Last updated on: December 29, 2012 08:50 IST

China passes new law to tighten controls on Internet

China has tightened control over Internet usage making it mandatory for the users to register with their real names with the service providers, belying expectations of opening up after once-in-a-decade leadership change.

The Standing Committee of the National People's Congress (NPC) -- China's Parliament -- has approved the draft stating that it was aimed at protecting personal information, state-run CCTV reported.

While critics slammed it as an attempt by the government to reinforce its controls on the Internet, especially the burgeoning social media through Chinese Twitter, Weibo, the government defended it as measure to protect the privacy.

Some reports claim that the identity management policy will discourage online muckrakers who have worked to expose corrupt government officials in recent years, a commentary in state-run Xinhua news agency said.

Many service providers already maintain similar requirements. China Telecom, China Mobile and China Unicom, China's three biggest telecoms companies, have required individuals and enterprises to provide their real names when subscribing to data transmission services since September 2010, it said. 

Sina Weibo, a popular microblogging site that has been used by netizens to blow the whistle on corrupt officials, has required users to register with their real names since earlier this year, it said.   

Twitter and Facebook are banned in China but the number of Chinese microbloggers, akin to Twitter this year crossed 274 million mark, the largest in the world as Internet medium has emerged as the main stay of public expression in a tightly controlled official media set up in China.

According to China Internet Network Information Centre (CINIC), 274 million Chinese people had microblog accounts as of June this year.

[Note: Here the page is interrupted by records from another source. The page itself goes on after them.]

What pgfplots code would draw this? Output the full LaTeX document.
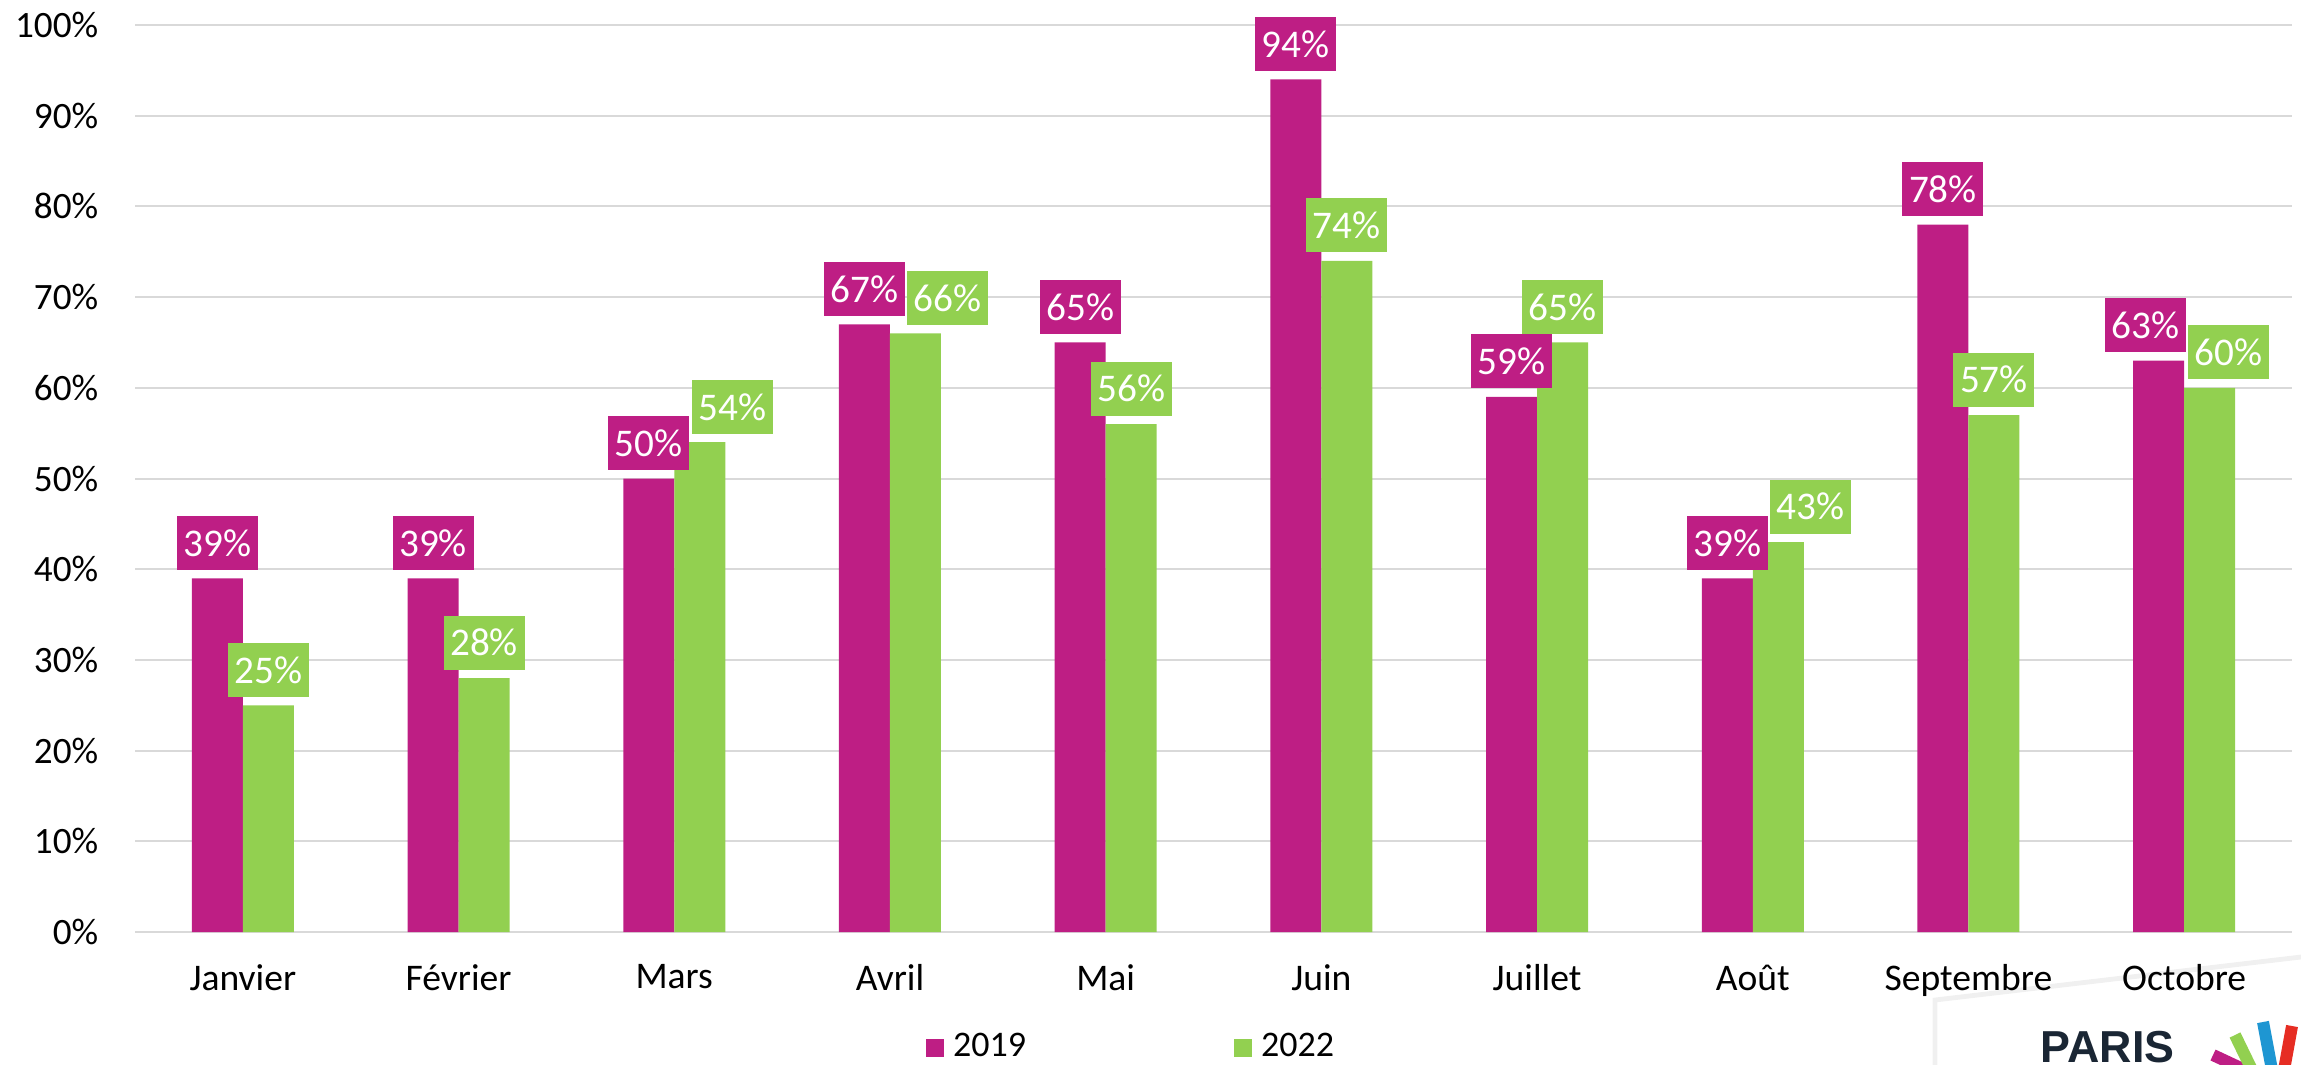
\documentclass[border=0pt]{standalone}
\usepackage{fontspec}
\setmainfont{Carlito}
\newfontfamily\logofont{Liberation Sans}
\usepackage{pgfplots}
\usepackage{pgfplotstable}
\pgfplotsset{compat=1.18}
\definecolor{c19}{RGB}{190,30,132}
\definecolor{c22}{RGB}{146,208,80}
\definecolor{gridc}{RGB}{217,217,217}
\definecolor{logoc}{RGB}{26,38,52}
\definecolor{lblue}{RGB}{30,150,210}
\definecolor{lred}{RGB}{230,45,35}

% x = month index, y = percentage, dx = label shift (pt) as placed in the original
\pgfplotstableread{
x y dx
0 39 0
1 39 0
2 50 0
3 67 0
4 65 0
5 94 0
6 59 0
7 39 0
8 78 0
9 63 -3.25
}\datadixneuf
\pgfplotstableread{
x y dx
0 25 0
1 28 0
2 54 8.1
3 66 8
4 56 0
5 74 0
6 65 0
7 43 8.1
8 57 0
9 60 4.75
}\datavingtdeux

\begin{document}
\begin{tikzpicture}
\path[use as bounding box] (-33.75pt,-33pt) rectangle (541.5pt,233pt);
\draw[gray!12, line width=1.2pt] (450pt,-34pt) -- (450pt,-17pt) -- (541.5pt,-6.25pt);
\begin{axis}[
  scale only axis, width=539.25pt, height=226.75pt,
  xmin=-0.5, xmax=9.5, ymin=0, ymax=100,
  ybar=0pt, bar width=12.75pt,
  xtick={0,...,9},
  xticklabels={Janvier,Février,Mars,Avril,Mai,Juin,Juillet,Août,Septembre,Octobre},
  ytick={0,10,...,100},
  yticklabel={\pgfmathprintnumber{\tick}\%},
  /pgf/number format/assume math mode=true,
  axis line style={draw=none},
  major tick length=0pt,
  ymajorgrids, grid style={gridc, line width=0.5pt},
  yticklabel style={font=\fontsize{9.3}{10}\selectfont, inner sep=0pt, xshift=-9pt},
  xticklabel style={font=\fontsize{9.4}{10}\selectfont, inner sep=0pt, yshift=-8pt},
  clip=false,
  legend columns=2,
  legend style={at={(0.4613,-0.128)}, anchor=center, draw=none, fill=none,
    font=\fontsize{9}{10}\selectfont,
    nodes={inner sep=0pt},
    /tikz/every odd column/.append style={column sep=2.25pt},
    /tikz/every even column/.append style={column sep=52pt}},
  lbl/.style={nodes near coords={\pgfmathprintnumber{\pgfplotspointmeta}\%},
    visualization depends on={\thisrow{dx} \as \dx},
    every node near coord/.append style={fill=#1,
      text=white, font=\fontsize{9.8}{10}\selectfont,
      minimum width=20.25pt, minimum height=13.5pt, inner sep=0pt,
      anchor=south, yshift=1.9pt, xshift=\dx pt}},
]
\addplot[fill=c19, draw=none, lbl=c19,
  legend image code/.code={\fill[c19] (0pt,-2.25pt) rectangle (4.5pt,2.25pt);}]
  table[x=x, y=y] {\datadixneuf};
\addplot[fill=c22, draw=none, lbl=c22,
  legend image code/.code={\fill[c22] (0pt,-2.25pt) rectangle (4.5pt,2.25pt);}]
  table[x=x, y=y] {\datavingtdeux};
\legend{2019,2022}
\end{axis}
% decorative logo fragment (bottom right)
\node[anchor=base west, font=\logofont\bfseries\fontsize{11.2}{12}\selectfont, text=logoc, inner sep=0pt] at (476.25pt,-32.5pt) {PARIS};
\draw[c19, line width=3pt] (519.5pt,-30.75pt) -- (527.5pt,-34.5pt);
\draw[c22, line width=3pt] (525pt,-25.75pt) -- (529.25pt,-34.5pt);
\draw[lblue, line width=3pt] (532pt,-22.5pt) -- (534.25pt,-34.5pt);
\draw[lred, line width=3pt] (539.25pt,-23.5pt) -- (537.25pt,-34.5pt);
\end{tikzpicture}
\end{document}
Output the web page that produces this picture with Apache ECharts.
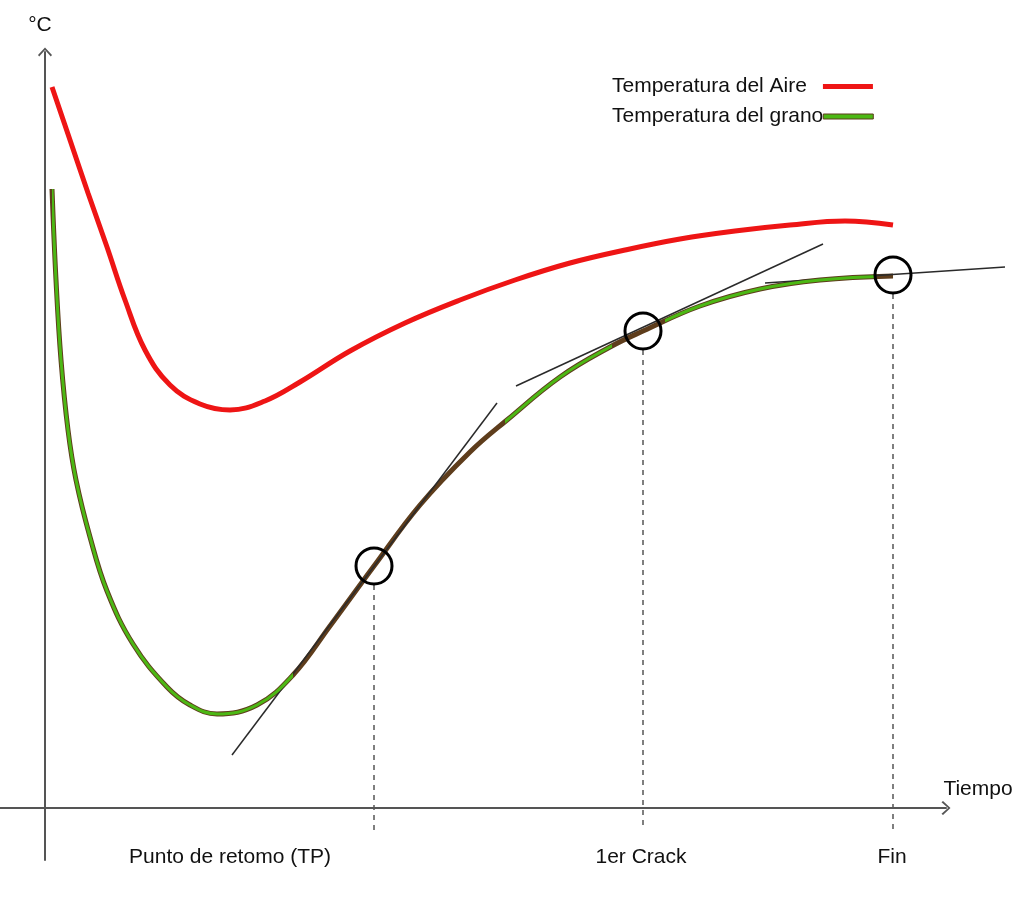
<!DOCTYPE html>
<html>
<head>
<meta charset="utf-8">
<script src="https://cdn.jsdelivr.net/npm/echarts@6/dist/echarts.min.js"></script>
<style>html,body{margin:0;padding:0;background:#fff}#c{width:1024px;height:898px}</style>
</head>
<body>
<div id="c"></div>
<script>
// ---- Data (time units / temperature units) ----
const airTime  = [7, 25, 43, 62, 80, 100, 125, 155, 185, 220, 255, 305, 360, 415, 470, 525, 580, 635, 690, 745, 800, 848];
const airTemp  = [721, 668, 615, 561, 508, 458, 423, 404, 398, 407, 426, 457, 485, 508, 528, 545, 558, 569, 577, 583, 587, 583];

const grainTime = [7, 11, 16, 23, 31, 45, 62, 88, 122, 145, 172, 212, 248, 285, 329, 375, 425, 462, 515, 565, 598, 655, 715, 775, 848];
const grainTemp = [619, 528, 448, 378, 328, 271, 217, 164, 121, 103, 94, 103, 133, 182, 242, 303, 356, 388, 431, 461, 477, 502, 519, 528, 532];

const eventNames = ['Punto de retomo (TP)', '1er Crack', 'Fin'];
const eventTime  = [329, 598, 848];
const eventTemp  = [242, 477, 533];

const tangentTPTime    = [187, 452];
const tangentTPTemp    = [53, 405];
const tangentCrackTime = [471, 778];
const tangentCrackTemp = [422, 564];
const tangentFinTime   = [720, 960];
const tangentFinTemp   = [525, 541];

const greenRanges = [[7, 248], [460, 567], [620, 830]];

const legendNames = ['Temperatura del Aire', 'Temperatura del grano'];
const axisNames = ['°C', 'Tiempo'];

// ---- helpers ----
const zip = (a, b) => a.map((v, i) => [v, b[i]]);
const FONT = '"Liberation Sans", Arial, sans-serif';
const RED = '#ee1515', GREEN = '#4cb814', BROWN = '#5e3d1c', INK = '#111';
const circleR = 19, dropTo = -22;
const SMOOTH = 0.4;

const arrow = 'path://M7,0 L14,7.5 L12.8,9 L7,2.4 L1.2,9 L0,7.5 Z';

const hiddenAxis = (min, max, idx) => ({
  type: 'value', min: min, max: max, gridIndex: idx, show: false,
  axisLine: { show: false }, axisTick: { show: false }, axisLabel: { show: false }, splitLine: { show: false }
});

const tangentSeries = (t, v) => ({
  type: 'line', data: zip(t, v), symbol: 'none', silent: true, xAxisIndex: 1, yAxisIndex: 1,
  lineStyle: { color: '#2a2a2a', width: 1.5 }, z: 4
});

const dropSeries = eventTime.map((t, i) => ({
  type: 'line', data: [[t, eventTemp[i] - circleR], [t, dropTo]], symbol: 'none', silent: true,
  lineStyle: { color: '#555', width: 1.5, type: [5, 5] }, z: 2
}));

const series = [
  { name: legendNames[0], type: 'line', data: zip(airTime, airTemp), smooth: SMOOTH,
    symbol: 'none', lineStyle: { color: RED, width: 5 }, itemStyle: { color: RED }, z: 3 },
  { name: 'grainEdge', type: 'line', data: zip(grainTime, grainTemp), smooth: SMOOTH,
    symbol: 'none', lineStyle: { color: BROWN, width: 5 }, z: 3 },
  { name: legendNames[1], type: 'line', data: zip(grainTime, grainTemp), smooth: SMOOTH,
    symbol: 'none', lineStyle: { width: 3 }, itemStyle: { color: GREEN }, z: 5 },
  tangentSeries(tangentTPTime, tangentTPTemp),
  tangentSeries(tangentCrackTime, tangentCrackTemp),
  tangentSeries(tangentFinTime, tangentFinTemp),
  ...dropSeries,
  { type: 'scatter', data: zip(eventTime, eventTemp), symbol: 'circle', symbolSize: 36, silent: true,
    itemStyle: { color: 'rgba(255,255,255,0)', borderColor: '#000', borderWidth: 3, opacity: 1 }, z: 6 }
];

const chart = echarts.init(document.getElementById('c'), null, { renderer: 'canvas' });
chart.setOption({
  animation: false,
  backgroundColor: '#fff',
  grid: [
    { left: 0, right: 78, top: 52, bottom: 38 },
    { left: 0, right: 0, top: 52, bottom: 38 }
  ],
  xAxis: [{
    type: 'value', min: -45, max: 901,
    axisLine: { onZero: true, symbol: ['none', arrow], symbolSize: [14, 9], lineStyle: { color: '#555', width: 2 } },
    axisTick: { show: false }, axisLabel: { show: false }, splitLine: { show: false }
  }, hiddenAxis(-45, 979, 1)],
  yAxis: [{
    type: 'value', min: -52, max: 756,
    axisLine: { onZero: true, symbol: ['none', arrow], symbolSize: [14, 9], lineStyle: { color: '#555', width: 2 } },
    axisTick: { show: false }, axisLabel: { show: false }, splitLine: { show: false }
  }, hiddenAxis(-52, 756, 1)],
  visualMap: {
    type: 'piecewise', show: false, dimension: 0, seriesIndex: 2,
    pieces: greenRanges.map(r => ({ gte: r[0], lte: r[1], color: GREEN })),
    outOfRange: { color: 'rgba(0,0,0,0)' }
  },
  legend: [
    { data: [{ name: legendNames[0], itemStyle: { color: RED } }], left: 612, top: 76, padding: 0,
      align: 'right', icon: 'rect', itemWidth: 50, itemHeight: 5, selectedMode: false,
      textStyle: { fontSize: 21, fontFamily: FONT, color: INK, padding: [0, 11, 0, 0] } },
    { data: [{ name: legendNames[1], itemStyle: { color: GREEN, borderColor: BROWN, borderWidth: 1 } }], left: 612, top: 106, padding: 0,
      align: 'right', icon: 'rect', itemWidth: 50, itemHeight: 5, selectedMode: false,
      textStyle: { fontSize: 21, fontFamily: FONT, color: INK, padding: [0, -5, 0, 0] } }
  ],
  graphic: [
    { type: 'text', style: { text: axisNames[0], x: 40, y: 25, textAlign: 'center', textVerticalAlign: 'middle', font: '21px ' + FONT, fill: INK } },
    { type: 'text', style: { text: axisNames[1], x: 978, y: 789, textAlign: 'center', textVerticalAlign: 'middle', font: '21px ' + FONT, fill: INK } },
    { type: 'text', style: { text: eventNames[0], x: 230, y: 857, textAlign: 'center', textVerticalAlign: 'middle', font: '21px ' + FONT, fill: INK } },
    { type: 'text', style: { text: eventNames[1], x: 641, y: 857, textAlign: 'center', textVerticalAlign: 'middle', font: '21px ' + FONT, fill: INK } },
    { type: 'text', style: { text: eventNames[2], x: 892, y: 857, textAlign: 'center', textVerticalAlign: 'middle', font: '21px ' + FONT, fill: INK } }
  ],
  series: series
});
</script>
</body>
</html>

The number of Internet users in China rose to 538 million by the end of June, meaning that four out of ten Chinese access the Internet, the CINIC report said.

It is estimated that by 2015 China will have more than 800 million Internet users, one quarter of which will be from rural areas.    

The new law is intended to better protect Internet users' privacy and provide a legal basis for safeguarding online information safety to ensure the healthy and orderly development of the Internet, a spokesman of the NPC said.

Media in China is totally state controlled and the microblogs have become a major source of information to people in the last two years, posing a threat to the existence of the official media.

The new Internet rules belies expectations that China would open up its cyberspace after the once-in-a-decade leadership change in the ruling Communist Party of China last month.

Already the government has taken several measures to control the microblogs insisting that the users should register accounts with real identities and the new law was expected to help to firm up officials controls on the net which is already reeled under the Great Fire Walls of China.    

According to the draft bill authorities would protect digital information that could be used to determine the identity of a user or that concerns a user's privacy.    

It proposes the adoption of an identity management policy requiring Internet users to identify themselves to service providers, including Internet or telecommunications operators.

"Such identity management could be conducted backstage, allowing users to use different names when publicising information," Li Fei, deputy director of Commission for Legislative Affairs of the NPC said.

The real identity is the most contentious issue as critics say the fear of the crackdown would prevent people from coming out with startling disclosures like recent sex and corruption scandals of officials.